U.S. customs authorities said palm oil products made by Sime Darby Plantation <SIPL.KL> were no longer produced with forced labour, in a sign that a two-year import ban on the Malaysian firm will soon be lifted.
Goods made by Sime Darby Plantation, the world’s largest palm oil company by land size, have been blocked by the U.S. Customs and Border Protection (CBP) from entering the United States since December 2020 over suspected abusive labour practices.
In response, Sime Darby Plantation appointed an ethical trade consultancy to audit its facilities, and last year set aside about $20 million to compensate current and former migrant workers who paid recruitment fees to secure jobs at the firm.
In a notice published for public inspection on the U.S. Federal Register website on Thursday, CBP said it had now “determined that the products were no longer being mined, produced, or manufactured wholly or in part with the use of convict, forced, or indentured labor by Sime Darby Plantation”, citing additional information it had received.
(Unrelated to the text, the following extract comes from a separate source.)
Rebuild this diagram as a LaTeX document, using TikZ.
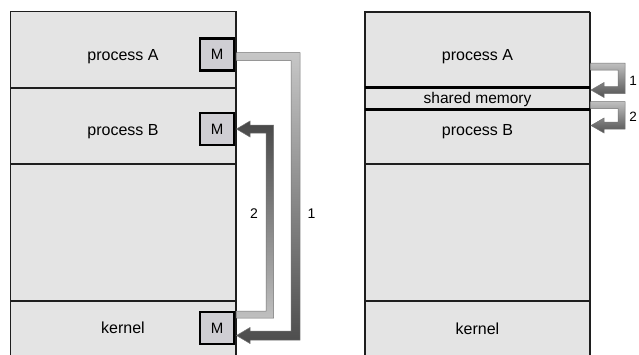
\documentclass[tikz,border=0pt]{standalone}
\usepackage{fontspec}
\setmainfont{Liberation Sans}
\definecolor{blockfill}{RGB}{228,228,228}
\definecolor{mfill}{RGB}{207,206,211}
\definecolor{edge}{RGB}{30,30,30}
\begin{document}
\begin{tikzpicture}[x=1pt,y=-1pt,
  blk/.style={fill=blockfill,draw=edge,line width=1.2pt},
  sep/.style={draw=edge,line width=1.3pt},
  thicksep/.style={draw=black,line width=3pt},
  lbl/.style={anchor=base,inner sep=0pt,font=\fontsize{16}{19}\selectfont},
  mbox/.style={draw=black,line width=2.4pt,fill=mfill,minimum width=34pt,minimum height=32pt,inner sep=0pt,font=\fontsize{15}{18}\selectfont},
  num/.style={anchor=base,inner sep=0pt,font=\fontsize{14}{17}\selectfont},
  arrdown/.style={top color=black!22,bottom color=black!70,draw=black!55,line width=0.5pt},
  arrup/.style={top color=black!72,bottom color=black!25,draw=black!55,line width=0.5pt},
  arrsm/.style={top color=black!25,bottom color=black!68,draw=black!55,line width=0.5pt}]
\useasboundingbox (0,0) rectangle (639,354);
\begin{scope}
\clip (0,0) rectangle (639,354);
% left block
\path[blk] (10.5,360) -- (10.5,11.5) -- (235.5,11.5) -- (235.5,360);
\draw[edge,line width=2pt] (235.5,11) -- (235.5,360);
\draw[sep] (10.5,88) -- (235.5,88);
\draw[sep] (10.5,164) -- (235.5,164);
\draw[sep] (10.5,301) -- (235.5,301);
% right block
\path[blk] (365,360) -- (365,12) -- (589.5,12) -- (589.5,360);
\draw[edge,line width=2pt] (589.5,11.5) -- (589.5,360);
\draw[thicksep] (365,87) -- (589.5,87);
\draw[thicksep] (365,109) -- (589.5,109);
\draw[sep] (365,164) -- (589.5,164);
\draw[sep] (365,301) -- (589.5,301);
\end{scope}
% labels left
\node[lbl] (pA) at (123,60.7) {process A};
\node[lbl] (pB) at (123,135.5) {process B};
\node[lbl] (kL) at (123,333.5) {kernel};
% labels right
\node[lbl] (rA) at (477.5,60) {process A};
\node[lbl,font=\fontsize{15.5}{18}\selectfont] (sm) at (477.5,103.5) {shared memory};
\node[lbl] (rB) at (477.5,135) {process B};
\node[lbl] (kR) at (477.5,334) {kernel};
% M boxes
\node[mbox] (mA) at (217,54.5) {M};
\node[mbox] (mB) at (217,129) {M};
\node[mbox] (mK) at (217,328) {M};
% arrow 1 (left): from process A M to kernel M
\path[arrdown] (236.5,52.5) -- (300,52.5) -- (300,340) -- (250,340) -- (250,343.5)
  -- (236.5,335.5) -- (250,327.5) -- (250,331) -- (291,331) -- (291,60.5) -- (236.5,60.5) -- cycle;
% arrow 2 (left): from kernel M to process B M
\path[arrup] (236.5,318) -- (273.5,318) -- (273.5,125) -- (250,125) -- (250,121)
  -- (236.5,129) -- (250,137) -- (250,133) -- (266,133) -- (266,311) -- (236.5,311) -- cycle;
\node[num] (n2) at (254,218) {2};
\node[num] (n1) at (311.5,218) {1};
% right arrows
\path[arrsm] (590.5,63) -- (625,63) -- (625,93.5) -- (604,93.5) -- (604,97.5)
  -- (591,90) -- (604,82.5) -- (604,86.5) -- (618,86.5) -- (618,70) -- (590.5,70) -- cycle;
\path[arrsm] (590.5,101.5) -- (625,101.5) -- (625,129) -- (604,129) -- (604,133)
  -- (591,125.5) -- (604,118) -- (604,122) -- (618,122) -- (618,108.5) -- (590.5,108.5) -- cycle;
\node[num,font=\fontsize{13.5}{16}\selectfont] (r1) at (633,85) {1};
\node[num,font=\fontsize{13.5}{16}\selectfont] (r2) at (633,121) {2};
\end{tikzpicture}
\end{document}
The CBP did not specify what evidence it had received or whether the ban on the firm’s imports had been lifted. The agency did not immediately respond to a request for comment.
Sime Darby said it was aware of the U.S. notice.
“We are optimistic that the tremendous strides we have made in bolstering the quality of life for our workforce will soon be recognised by the CBP and that we will be allowed to resume exports to the United States,” a spokesman said in an email to Reuters.
Shares of Sime Darby Plantation eased 0.5% on Friday morning.
Sime Darby Plantation is among eight Malaysian firms that have been banned by the United States in the past four years over forced labour allegations.
Malaysia in 2021 announced a government plan to eliminate abusive practices such as debt bondage, unhygienic dormitories for workers, and excessive overtime, by 2030.